▶ [Goal] Please return exactly the run of lines that begins with the line containing "Clone this chart in Chart.js." and ends with the line containing "3000, 4000, 5000]", pictures excluded.

Charts and diagrams as code
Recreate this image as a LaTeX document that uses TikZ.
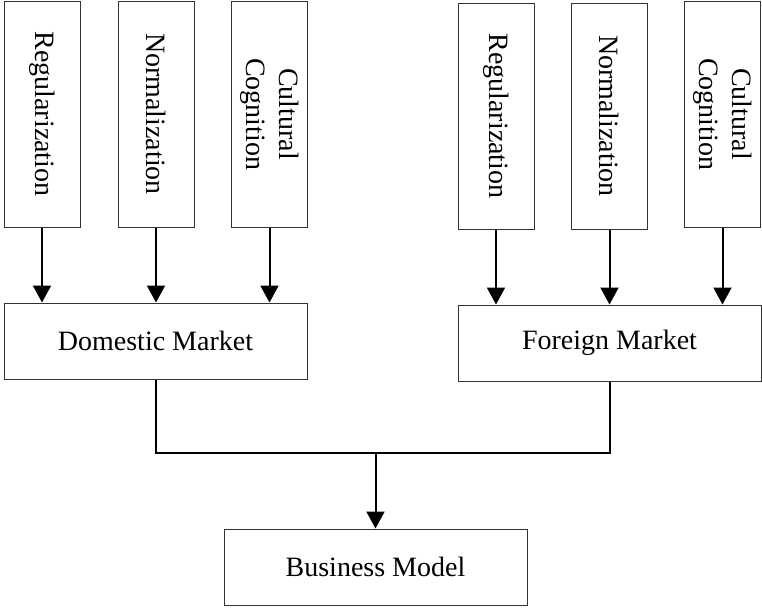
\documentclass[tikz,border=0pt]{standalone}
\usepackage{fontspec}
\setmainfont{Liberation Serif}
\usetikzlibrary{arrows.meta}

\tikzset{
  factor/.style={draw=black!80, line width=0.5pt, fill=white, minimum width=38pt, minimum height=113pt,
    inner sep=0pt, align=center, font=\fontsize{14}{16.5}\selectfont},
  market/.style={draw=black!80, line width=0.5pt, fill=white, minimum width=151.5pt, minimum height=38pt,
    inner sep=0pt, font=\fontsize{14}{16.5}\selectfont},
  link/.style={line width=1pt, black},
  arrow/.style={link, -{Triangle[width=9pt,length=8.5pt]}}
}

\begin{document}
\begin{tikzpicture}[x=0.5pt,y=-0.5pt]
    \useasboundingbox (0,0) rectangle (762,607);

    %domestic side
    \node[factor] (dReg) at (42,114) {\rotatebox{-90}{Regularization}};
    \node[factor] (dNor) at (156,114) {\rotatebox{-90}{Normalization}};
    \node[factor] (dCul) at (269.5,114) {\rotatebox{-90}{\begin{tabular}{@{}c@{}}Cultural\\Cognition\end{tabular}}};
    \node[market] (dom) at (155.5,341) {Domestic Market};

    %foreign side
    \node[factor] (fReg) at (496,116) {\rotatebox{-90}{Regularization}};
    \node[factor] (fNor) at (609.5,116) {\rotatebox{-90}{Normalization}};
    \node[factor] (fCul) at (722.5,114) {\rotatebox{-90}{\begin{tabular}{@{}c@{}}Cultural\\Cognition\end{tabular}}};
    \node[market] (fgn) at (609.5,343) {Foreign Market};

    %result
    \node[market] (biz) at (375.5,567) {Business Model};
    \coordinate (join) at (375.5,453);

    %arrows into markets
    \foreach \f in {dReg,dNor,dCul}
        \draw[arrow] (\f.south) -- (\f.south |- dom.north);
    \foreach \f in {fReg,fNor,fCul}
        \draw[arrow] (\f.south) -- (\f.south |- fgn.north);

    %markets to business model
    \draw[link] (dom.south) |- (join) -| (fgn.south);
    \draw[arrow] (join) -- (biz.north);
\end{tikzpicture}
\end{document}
...
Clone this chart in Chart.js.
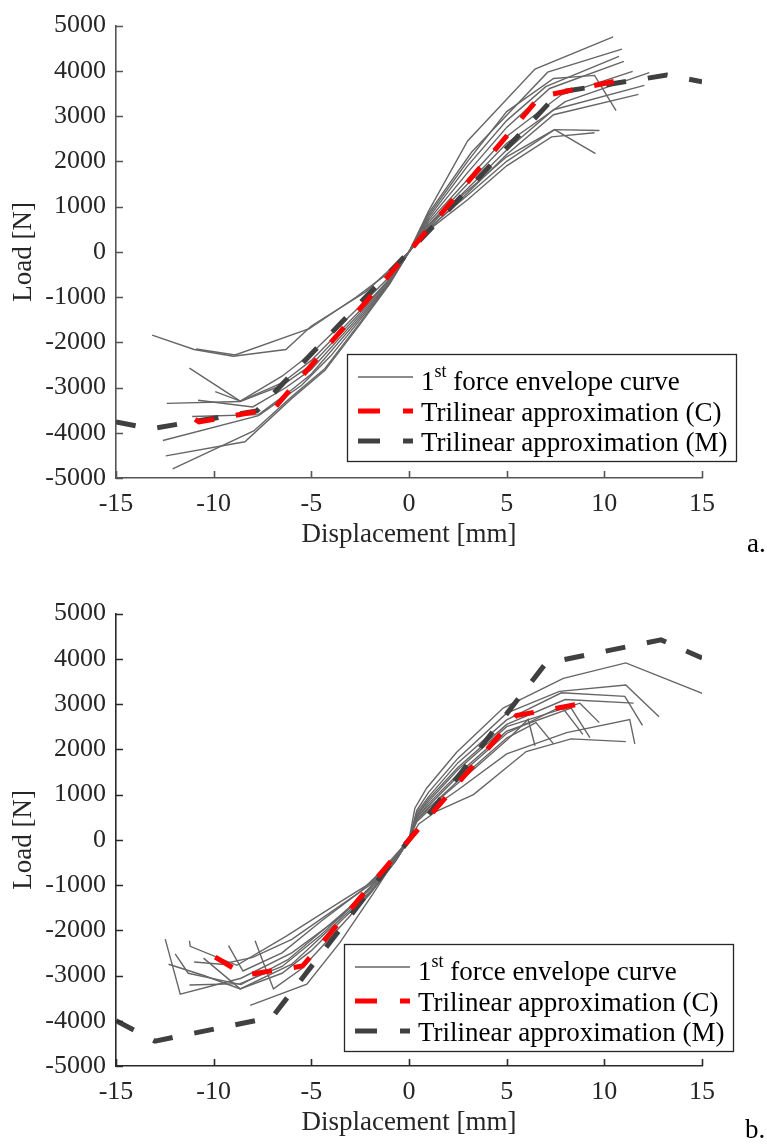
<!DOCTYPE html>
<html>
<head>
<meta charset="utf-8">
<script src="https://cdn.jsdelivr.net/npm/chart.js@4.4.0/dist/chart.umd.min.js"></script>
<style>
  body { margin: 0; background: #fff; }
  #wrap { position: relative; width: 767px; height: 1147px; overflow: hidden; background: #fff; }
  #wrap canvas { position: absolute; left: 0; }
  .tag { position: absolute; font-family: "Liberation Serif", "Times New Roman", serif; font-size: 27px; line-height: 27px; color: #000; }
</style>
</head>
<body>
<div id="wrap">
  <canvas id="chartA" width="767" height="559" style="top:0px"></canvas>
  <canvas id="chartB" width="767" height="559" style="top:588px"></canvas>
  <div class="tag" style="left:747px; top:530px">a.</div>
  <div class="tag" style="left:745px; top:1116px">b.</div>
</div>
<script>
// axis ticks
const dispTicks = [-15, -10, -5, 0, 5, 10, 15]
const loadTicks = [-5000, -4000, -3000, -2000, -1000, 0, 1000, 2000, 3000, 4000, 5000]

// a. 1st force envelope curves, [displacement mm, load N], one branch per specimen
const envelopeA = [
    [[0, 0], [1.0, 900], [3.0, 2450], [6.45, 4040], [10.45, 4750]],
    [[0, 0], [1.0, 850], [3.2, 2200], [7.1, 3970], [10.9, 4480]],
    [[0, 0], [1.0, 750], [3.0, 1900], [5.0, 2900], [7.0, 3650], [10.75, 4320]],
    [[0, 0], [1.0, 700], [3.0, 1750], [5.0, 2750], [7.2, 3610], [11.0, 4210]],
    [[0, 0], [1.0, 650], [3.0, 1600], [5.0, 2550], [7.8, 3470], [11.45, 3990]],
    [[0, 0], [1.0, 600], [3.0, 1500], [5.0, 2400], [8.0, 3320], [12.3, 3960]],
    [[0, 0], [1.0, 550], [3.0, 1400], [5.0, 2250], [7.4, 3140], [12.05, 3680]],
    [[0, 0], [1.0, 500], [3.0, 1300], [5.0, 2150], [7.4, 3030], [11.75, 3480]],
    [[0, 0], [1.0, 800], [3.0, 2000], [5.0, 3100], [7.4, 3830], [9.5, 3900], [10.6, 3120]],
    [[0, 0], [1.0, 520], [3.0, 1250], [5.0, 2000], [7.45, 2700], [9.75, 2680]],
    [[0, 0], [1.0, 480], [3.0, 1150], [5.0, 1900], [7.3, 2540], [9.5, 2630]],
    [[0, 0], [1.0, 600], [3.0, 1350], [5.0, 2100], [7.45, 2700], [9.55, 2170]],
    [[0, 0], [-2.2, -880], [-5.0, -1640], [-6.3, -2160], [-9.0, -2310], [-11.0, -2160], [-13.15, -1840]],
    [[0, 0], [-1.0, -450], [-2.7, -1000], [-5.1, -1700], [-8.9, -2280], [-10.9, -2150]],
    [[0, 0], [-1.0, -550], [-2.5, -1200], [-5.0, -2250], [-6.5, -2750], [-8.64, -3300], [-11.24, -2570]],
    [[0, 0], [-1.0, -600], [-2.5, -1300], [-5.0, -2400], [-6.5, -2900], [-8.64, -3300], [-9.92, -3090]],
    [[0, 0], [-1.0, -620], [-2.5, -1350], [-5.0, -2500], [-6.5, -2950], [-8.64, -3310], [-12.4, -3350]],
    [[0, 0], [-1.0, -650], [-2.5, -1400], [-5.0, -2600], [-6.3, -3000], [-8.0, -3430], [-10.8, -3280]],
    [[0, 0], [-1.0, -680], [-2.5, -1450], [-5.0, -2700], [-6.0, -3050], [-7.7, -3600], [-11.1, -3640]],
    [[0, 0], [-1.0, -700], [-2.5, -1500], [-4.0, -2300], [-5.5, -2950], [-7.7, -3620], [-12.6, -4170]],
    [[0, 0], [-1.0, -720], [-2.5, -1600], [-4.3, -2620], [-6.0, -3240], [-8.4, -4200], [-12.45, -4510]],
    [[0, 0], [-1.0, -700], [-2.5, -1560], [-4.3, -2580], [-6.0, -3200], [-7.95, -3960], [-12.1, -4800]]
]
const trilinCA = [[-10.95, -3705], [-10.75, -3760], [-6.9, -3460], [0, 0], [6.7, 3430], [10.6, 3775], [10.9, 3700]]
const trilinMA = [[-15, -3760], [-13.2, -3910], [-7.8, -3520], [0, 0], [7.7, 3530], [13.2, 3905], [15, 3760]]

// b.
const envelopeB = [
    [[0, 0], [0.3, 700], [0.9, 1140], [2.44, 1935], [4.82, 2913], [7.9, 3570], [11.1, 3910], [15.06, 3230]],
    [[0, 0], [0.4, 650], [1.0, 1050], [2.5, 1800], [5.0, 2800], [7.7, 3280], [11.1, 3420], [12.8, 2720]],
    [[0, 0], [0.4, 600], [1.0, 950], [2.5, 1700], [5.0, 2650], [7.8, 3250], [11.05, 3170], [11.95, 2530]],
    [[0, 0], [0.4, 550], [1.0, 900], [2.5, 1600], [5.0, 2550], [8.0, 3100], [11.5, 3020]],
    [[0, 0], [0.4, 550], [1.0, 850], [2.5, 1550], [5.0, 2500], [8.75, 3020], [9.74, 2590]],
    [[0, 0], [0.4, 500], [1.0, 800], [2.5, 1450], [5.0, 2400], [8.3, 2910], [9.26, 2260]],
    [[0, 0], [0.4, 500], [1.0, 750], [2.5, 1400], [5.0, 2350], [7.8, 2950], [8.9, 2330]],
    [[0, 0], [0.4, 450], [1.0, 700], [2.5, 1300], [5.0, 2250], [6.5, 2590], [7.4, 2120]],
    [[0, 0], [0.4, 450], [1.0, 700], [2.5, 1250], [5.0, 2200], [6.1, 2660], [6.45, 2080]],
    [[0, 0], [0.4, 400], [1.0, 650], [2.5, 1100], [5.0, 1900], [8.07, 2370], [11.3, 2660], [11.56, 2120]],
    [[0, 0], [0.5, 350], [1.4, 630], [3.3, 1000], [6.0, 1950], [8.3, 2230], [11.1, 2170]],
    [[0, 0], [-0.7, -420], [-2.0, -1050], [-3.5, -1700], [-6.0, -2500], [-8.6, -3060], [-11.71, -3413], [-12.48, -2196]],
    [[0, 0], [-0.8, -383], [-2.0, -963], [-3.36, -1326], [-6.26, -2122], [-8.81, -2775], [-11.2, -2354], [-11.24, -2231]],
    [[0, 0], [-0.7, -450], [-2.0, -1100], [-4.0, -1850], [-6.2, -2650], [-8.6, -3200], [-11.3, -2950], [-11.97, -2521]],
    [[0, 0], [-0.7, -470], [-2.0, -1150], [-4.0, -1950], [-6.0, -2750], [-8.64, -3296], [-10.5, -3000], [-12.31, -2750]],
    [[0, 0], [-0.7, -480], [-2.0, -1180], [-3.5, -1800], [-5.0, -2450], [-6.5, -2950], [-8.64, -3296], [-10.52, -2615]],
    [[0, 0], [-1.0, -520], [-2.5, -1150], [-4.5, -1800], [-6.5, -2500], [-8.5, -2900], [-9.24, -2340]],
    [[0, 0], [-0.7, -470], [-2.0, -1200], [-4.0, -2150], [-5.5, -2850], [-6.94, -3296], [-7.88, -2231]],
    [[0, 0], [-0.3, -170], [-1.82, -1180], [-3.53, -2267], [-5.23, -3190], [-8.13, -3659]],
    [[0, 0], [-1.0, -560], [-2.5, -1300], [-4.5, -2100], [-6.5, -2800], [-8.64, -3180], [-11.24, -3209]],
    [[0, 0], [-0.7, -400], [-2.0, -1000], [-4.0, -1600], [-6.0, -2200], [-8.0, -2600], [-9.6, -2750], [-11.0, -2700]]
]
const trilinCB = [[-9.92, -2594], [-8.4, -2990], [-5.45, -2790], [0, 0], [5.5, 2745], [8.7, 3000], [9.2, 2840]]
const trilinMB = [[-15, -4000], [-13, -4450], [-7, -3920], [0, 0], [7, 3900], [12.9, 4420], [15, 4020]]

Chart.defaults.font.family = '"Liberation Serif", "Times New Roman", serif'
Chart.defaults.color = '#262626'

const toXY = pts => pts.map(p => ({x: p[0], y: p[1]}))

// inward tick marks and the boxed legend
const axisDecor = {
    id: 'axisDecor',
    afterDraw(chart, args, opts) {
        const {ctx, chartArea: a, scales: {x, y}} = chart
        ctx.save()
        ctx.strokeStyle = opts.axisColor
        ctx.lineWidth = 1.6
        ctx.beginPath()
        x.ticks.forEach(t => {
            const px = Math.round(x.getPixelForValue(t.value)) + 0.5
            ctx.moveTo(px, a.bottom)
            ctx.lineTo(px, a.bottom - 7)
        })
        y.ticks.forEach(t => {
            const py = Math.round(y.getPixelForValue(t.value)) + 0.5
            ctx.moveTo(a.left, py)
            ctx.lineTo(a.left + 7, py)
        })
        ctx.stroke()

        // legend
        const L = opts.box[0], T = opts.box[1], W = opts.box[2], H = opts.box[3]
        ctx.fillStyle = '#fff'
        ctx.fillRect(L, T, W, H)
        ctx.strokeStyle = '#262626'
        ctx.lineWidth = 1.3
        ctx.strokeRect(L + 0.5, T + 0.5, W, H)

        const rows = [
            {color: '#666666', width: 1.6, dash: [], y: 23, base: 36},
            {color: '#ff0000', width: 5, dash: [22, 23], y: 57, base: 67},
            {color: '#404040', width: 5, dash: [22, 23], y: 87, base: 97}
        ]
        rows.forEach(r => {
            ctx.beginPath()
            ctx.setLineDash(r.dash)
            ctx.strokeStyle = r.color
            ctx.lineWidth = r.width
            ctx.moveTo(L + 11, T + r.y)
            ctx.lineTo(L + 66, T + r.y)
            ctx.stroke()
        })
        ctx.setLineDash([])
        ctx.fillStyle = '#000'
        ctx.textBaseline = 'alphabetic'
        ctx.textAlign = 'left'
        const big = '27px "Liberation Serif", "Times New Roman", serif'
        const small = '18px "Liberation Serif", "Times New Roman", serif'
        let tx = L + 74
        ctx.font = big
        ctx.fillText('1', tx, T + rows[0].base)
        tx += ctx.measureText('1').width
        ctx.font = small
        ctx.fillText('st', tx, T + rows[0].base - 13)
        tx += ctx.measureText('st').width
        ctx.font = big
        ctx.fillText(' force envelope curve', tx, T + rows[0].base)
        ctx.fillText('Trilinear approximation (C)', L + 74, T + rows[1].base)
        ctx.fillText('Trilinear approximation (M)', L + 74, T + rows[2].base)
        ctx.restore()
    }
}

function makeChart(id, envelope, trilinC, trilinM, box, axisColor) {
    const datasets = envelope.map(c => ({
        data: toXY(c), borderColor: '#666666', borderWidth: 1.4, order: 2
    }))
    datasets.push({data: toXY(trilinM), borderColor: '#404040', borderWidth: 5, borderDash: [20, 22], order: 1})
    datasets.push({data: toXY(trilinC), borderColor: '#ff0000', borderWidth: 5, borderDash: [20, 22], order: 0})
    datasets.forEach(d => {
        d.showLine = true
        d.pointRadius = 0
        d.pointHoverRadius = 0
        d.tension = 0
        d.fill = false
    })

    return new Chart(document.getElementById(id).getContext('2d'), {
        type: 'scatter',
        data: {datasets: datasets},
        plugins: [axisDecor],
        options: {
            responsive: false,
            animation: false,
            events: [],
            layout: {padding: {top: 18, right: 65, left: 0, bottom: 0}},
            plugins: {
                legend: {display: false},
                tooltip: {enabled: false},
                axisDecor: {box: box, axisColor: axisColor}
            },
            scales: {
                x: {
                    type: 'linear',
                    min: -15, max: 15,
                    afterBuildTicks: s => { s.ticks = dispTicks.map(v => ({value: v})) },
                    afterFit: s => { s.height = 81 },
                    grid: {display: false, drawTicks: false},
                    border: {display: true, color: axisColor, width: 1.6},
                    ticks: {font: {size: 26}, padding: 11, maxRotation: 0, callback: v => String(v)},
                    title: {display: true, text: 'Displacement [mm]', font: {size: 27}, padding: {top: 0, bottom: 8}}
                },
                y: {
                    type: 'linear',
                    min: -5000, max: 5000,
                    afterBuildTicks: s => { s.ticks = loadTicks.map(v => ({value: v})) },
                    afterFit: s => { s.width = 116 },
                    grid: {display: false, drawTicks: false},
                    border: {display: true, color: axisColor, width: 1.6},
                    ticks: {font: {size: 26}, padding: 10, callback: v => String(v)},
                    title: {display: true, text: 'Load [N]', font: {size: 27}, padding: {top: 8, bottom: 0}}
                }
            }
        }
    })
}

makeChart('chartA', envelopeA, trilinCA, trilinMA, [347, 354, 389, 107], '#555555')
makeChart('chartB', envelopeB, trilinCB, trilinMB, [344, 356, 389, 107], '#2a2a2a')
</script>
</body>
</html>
* * *
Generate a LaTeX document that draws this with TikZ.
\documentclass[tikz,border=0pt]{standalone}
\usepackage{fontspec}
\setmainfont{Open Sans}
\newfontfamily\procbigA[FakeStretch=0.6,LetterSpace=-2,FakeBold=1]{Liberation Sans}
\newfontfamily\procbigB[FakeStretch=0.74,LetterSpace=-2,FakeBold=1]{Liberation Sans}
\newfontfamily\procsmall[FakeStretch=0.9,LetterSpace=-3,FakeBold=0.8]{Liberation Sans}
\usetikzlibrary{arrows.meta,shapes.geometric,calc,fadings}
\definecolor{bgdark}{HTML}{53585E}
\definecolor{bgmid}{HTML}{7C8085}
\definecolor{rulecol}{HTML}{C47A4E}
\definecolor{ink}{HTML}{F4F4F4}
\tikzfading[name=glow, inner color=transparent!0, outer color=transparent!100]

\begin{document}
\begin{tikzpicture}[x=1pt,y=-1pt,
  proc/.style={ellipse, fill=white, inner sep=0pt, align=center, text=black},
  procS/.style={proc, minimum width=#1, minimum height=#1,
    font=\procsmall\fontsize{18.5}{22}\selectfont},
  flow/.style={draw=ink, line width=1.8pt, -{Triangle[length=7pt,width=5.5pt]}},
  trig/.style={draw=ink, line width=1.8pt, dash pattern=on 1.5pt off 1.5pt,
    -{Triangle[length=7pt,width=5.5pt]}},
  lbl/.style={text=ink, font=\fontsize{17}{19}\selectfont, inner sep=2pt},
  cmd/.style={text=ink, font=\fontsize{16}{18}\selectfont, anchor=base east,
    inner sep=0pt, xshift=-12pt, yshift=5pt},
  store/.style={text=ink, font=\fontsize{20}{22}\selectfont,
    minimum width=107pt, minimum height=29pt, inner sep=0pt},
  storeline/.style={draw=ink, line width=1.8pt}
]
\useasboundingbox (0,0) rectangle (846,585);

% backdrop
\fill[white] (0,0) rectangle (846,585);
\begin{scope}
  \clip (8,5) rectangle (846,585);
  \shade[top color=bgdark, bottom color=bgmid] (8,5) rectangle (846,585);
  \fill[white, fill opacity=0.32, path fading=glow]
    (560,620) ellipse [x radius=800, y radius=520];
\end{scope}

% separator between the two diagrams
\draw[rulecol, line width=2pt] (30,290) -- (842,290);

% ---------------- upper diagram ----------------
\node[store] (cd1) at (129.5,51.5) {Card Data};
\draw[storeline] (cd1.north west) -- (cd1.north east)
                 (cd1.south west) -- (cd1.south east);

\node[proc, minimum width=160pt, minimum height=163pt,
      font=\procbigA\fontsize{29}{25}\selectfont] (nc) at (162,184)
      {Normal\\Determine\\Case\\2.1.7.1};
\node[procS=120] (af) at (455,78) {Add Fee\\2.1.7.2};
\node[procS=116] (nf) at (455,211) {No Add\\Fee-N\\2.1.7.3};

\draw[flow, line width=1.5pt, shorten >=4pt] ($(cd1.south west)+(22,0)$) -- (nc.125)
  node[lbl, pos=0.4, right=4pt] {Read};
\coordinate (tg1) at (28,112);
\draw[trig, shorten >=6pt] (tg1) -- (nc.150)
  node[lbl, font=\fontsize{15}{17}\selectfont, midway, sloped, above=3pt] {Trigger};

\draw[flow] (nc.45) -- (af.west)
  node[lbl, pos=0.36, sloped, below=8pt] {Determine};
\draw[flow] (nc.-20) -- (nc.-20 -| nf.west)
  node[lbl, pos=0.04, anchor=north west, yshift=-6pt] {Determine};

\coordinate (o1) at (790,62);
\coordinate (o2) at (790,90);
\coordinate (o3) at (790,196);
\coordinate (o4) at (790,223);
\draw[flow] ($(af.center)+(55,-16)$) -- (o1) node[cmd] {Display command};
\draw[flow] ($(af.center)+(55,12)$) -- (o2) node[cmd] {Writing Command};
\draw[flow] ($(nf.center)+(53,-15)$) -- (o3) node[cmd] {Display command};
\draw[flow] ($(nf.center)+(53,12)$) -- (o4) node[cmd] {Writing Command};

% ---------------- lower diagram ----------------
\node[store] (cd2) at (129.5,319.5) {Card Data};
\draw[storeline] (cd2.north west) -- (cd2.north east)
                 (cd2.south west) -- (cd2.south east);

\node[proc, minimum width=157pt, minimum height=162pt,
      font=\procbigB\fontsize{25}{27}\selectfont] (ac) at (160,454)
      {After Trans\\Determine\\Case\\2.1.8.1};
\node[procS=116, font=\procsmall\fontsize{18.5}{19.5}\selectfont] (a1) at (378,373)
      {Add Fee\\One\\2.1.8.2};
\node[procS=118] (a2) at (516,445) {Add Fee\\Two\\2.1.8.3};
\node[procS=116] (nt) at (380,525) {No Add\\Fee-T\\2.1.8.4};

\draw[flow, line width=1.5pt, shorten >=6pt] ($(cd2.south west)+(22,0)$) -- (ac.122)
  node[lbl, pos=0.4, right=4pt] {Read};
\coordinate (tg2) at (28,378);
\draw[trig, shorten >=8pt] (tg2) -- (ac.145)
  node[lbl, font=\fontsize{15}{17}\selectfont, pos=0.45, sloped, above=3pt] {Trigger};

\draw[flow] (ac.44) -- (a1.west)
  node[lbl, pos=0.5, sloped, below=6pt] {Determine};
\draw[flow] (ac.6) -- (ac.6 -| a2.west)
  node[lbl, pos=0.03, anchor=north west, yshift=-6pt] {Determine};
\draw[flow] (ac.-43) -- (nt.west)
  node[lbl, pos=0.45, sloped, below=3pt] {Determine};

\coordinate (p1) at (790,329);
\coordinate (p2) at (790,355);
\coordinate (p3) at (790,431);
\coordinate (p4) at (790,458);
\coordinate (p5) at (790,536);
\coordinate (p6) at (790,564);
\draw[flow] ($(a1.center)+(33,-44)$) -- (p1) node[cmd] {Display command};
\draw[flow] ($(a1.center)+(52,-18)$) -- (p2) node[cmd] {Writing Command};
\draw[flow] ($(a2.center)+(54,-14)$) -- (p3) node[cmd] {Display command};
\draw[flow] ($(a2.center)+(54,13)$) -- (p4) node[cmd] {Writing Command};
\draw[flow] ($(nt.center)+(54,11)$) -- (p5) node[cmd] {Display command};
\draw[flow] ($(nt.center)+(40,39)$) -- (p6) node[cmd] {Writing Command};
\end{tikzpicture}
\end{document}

▶ [Task result]
Clone this chart in Chart.js.
<!DOCTYPE html>
<html>
<head>
<meta charset="utf-8">
<script src="https://cdn.jsdelivr.net/npm/chart.js@4.4.0/dist/chart.umd.min.js"></script>
<style>
  body { margin: 0; background: #fff; }
  #wrap { position: relative; width: 767px; height: 1147px; overflow: hidden; background: #fff; }
  #wrap canvas { position: absolute; left: 0; }
  .tag { position: absolute; font-family: "Liberation Serif", "Times New Roman", serif; font-size: 27px; line-height: 27px; color: #000; }
</style>
</head>
<body>
<div id="wrap">
  <canvas id="chartA" width="767" height="559" style="top:0px"></canvas>
  <canvas id="chartB" width="767" height="559" style="top:588px"></canvas>
  <div class="tag" style="left:747px; top:530px">a.</div>
  <div class="tag" style="left:745px; top:1116px">b.</div>
</div>
<script>
// axis ticks
const dispTicks = [-15, -10, -5, 0, 5, 10, 15]
const loadTicks = [-5000, -4000, -3000, -2000, -1000, 0, 1000, 2000, 3000, 4000, 5000]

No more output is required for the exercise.